Là, dans ma chambre, près de mon feu! Toutes ces friandises que nous faisons, je me dis à chaque instant que c'est pour toi. La vieille bonne dit: «C'est pour Maurice, je sais ce qu'il aime.» Deschartres fait de mauvais vin qu'il croit admirable, et il prétend que tu le trouveras bon. Il pleure en parlant de toi. Saint-Jean a fait un cri affreux quand je lui ai dit que tu t'étais trouvé à trois batailles, et il s'est écrié: Ah! c'est qu'il est brave, lui! Enfin, c'est une ivresse ici que l'idée de ton retour. Je t'embrasse, mon enfant; je t'aime plus que ma vie. Ma santé est toujours de même: je prends des eaux de Vichy qui me soulagent quelquefois; je voudrais être bien guérie pour ton retour, car je ne veux me plaindre de rien quand tu seras près de moi. Il faut que tu sois attaché à l'état-major, je le veux absolument; mais notre pauvre amie de la rue de l'Arcade est dans un malheur affreux: son fils aîné est toujours dans les fers, l'autre ne reparaît pas; elle succombe, et je n'ose lui parler de toi. Le gros curé Gallepie est mort écrasé par un coffre qui, d'une charrette, est tombé sur lui. Il venait s'établir pour la quatrième fois dans nos environs, toujours poursuivi par les huissiers, et laissant partout des dettes.
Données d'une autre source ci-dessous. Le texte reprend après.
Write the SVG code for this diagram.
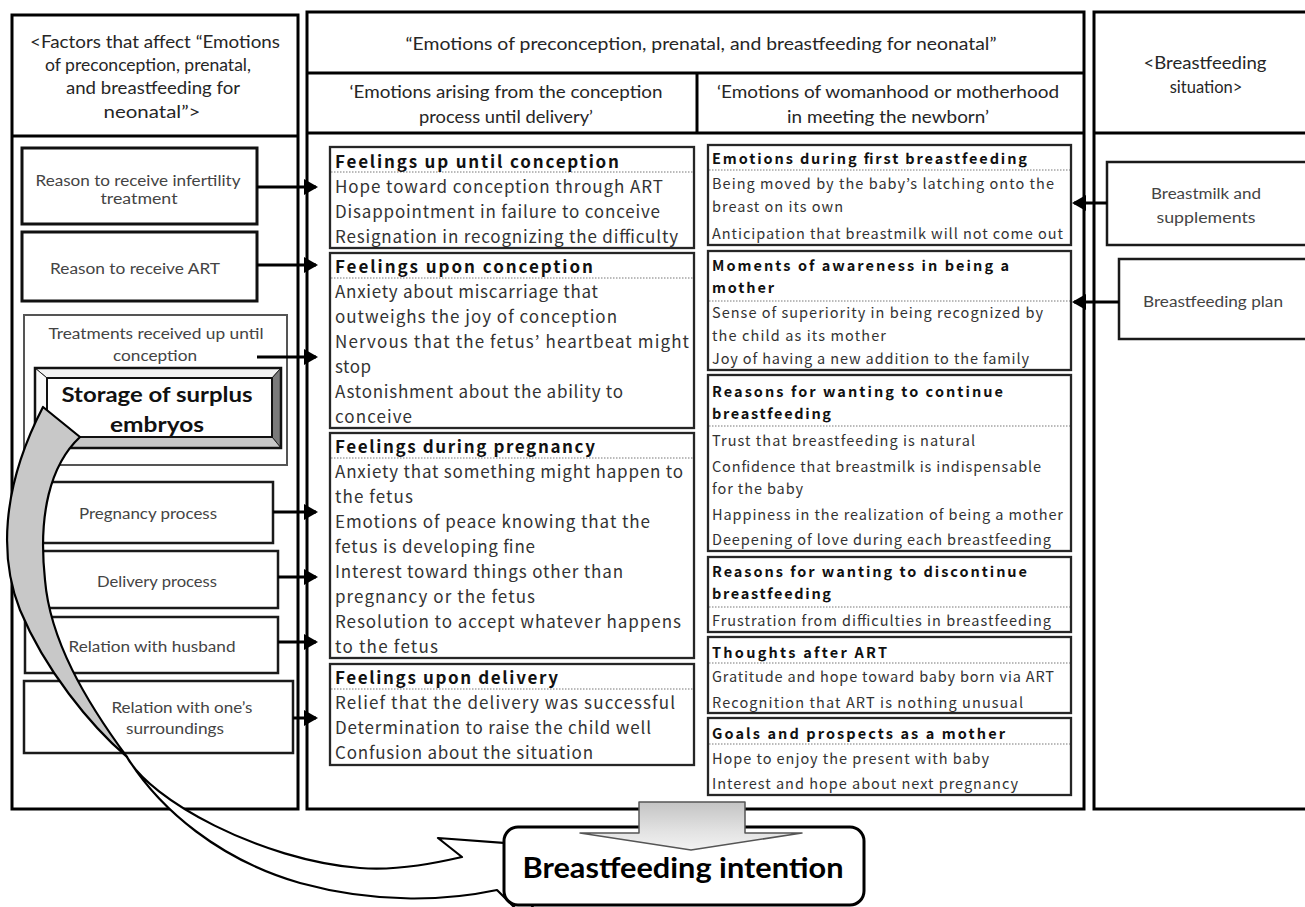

«La petite maison se porte bien. Il est monstrueux. Il a un rire charmant. Je m'en occupe tous les jours; il me connaît à merveille. Je te le présenterai. Adieu, adieu, ma lettre est le second volume de la tienne. Je n'y vois plus. Es-tu monté sur le cheval que tu as été chercher à...? Est-il bon et beau? On va encore me prendre mon poulain, et bientôt je serai réduite à mon âne... On m'apporte de la lumière, et je puis encore te dire quelques mots. Je serai forcée de cacher à certaines gens la précipitation avec laquelle tu t'es jeté dans cette guerre; car, enfin, tu pouvais t'y trouver en face de Pontgibault, d'Andrezel, Termont, etc., et être forcé de les combattre. Mon rôle sera de dire que tu as été forcé de marcher; car on trouvera qu'avec ta naissance, tu n'aurais pas dû montrer tant de zèle pour la République. La situation est embarrassante, car il faut que je fasse sonner bien haut, avec les uns, ce que je dois dissimuler aux autres. Tu tranches de ton sabre toutes ces difficultés, et pourtant l'avenir ne nous offre aucune certitude! Tu regardes comme un devoir de servir ton pays contre l'étranger, sans t'embarrasser des conséquences. Et moi, je ne songe qu'à ton avenir et à tes intérêts. Mais je vois que je ne puis rien résoudre, et qu'il faut s'en remettre à la destinée.»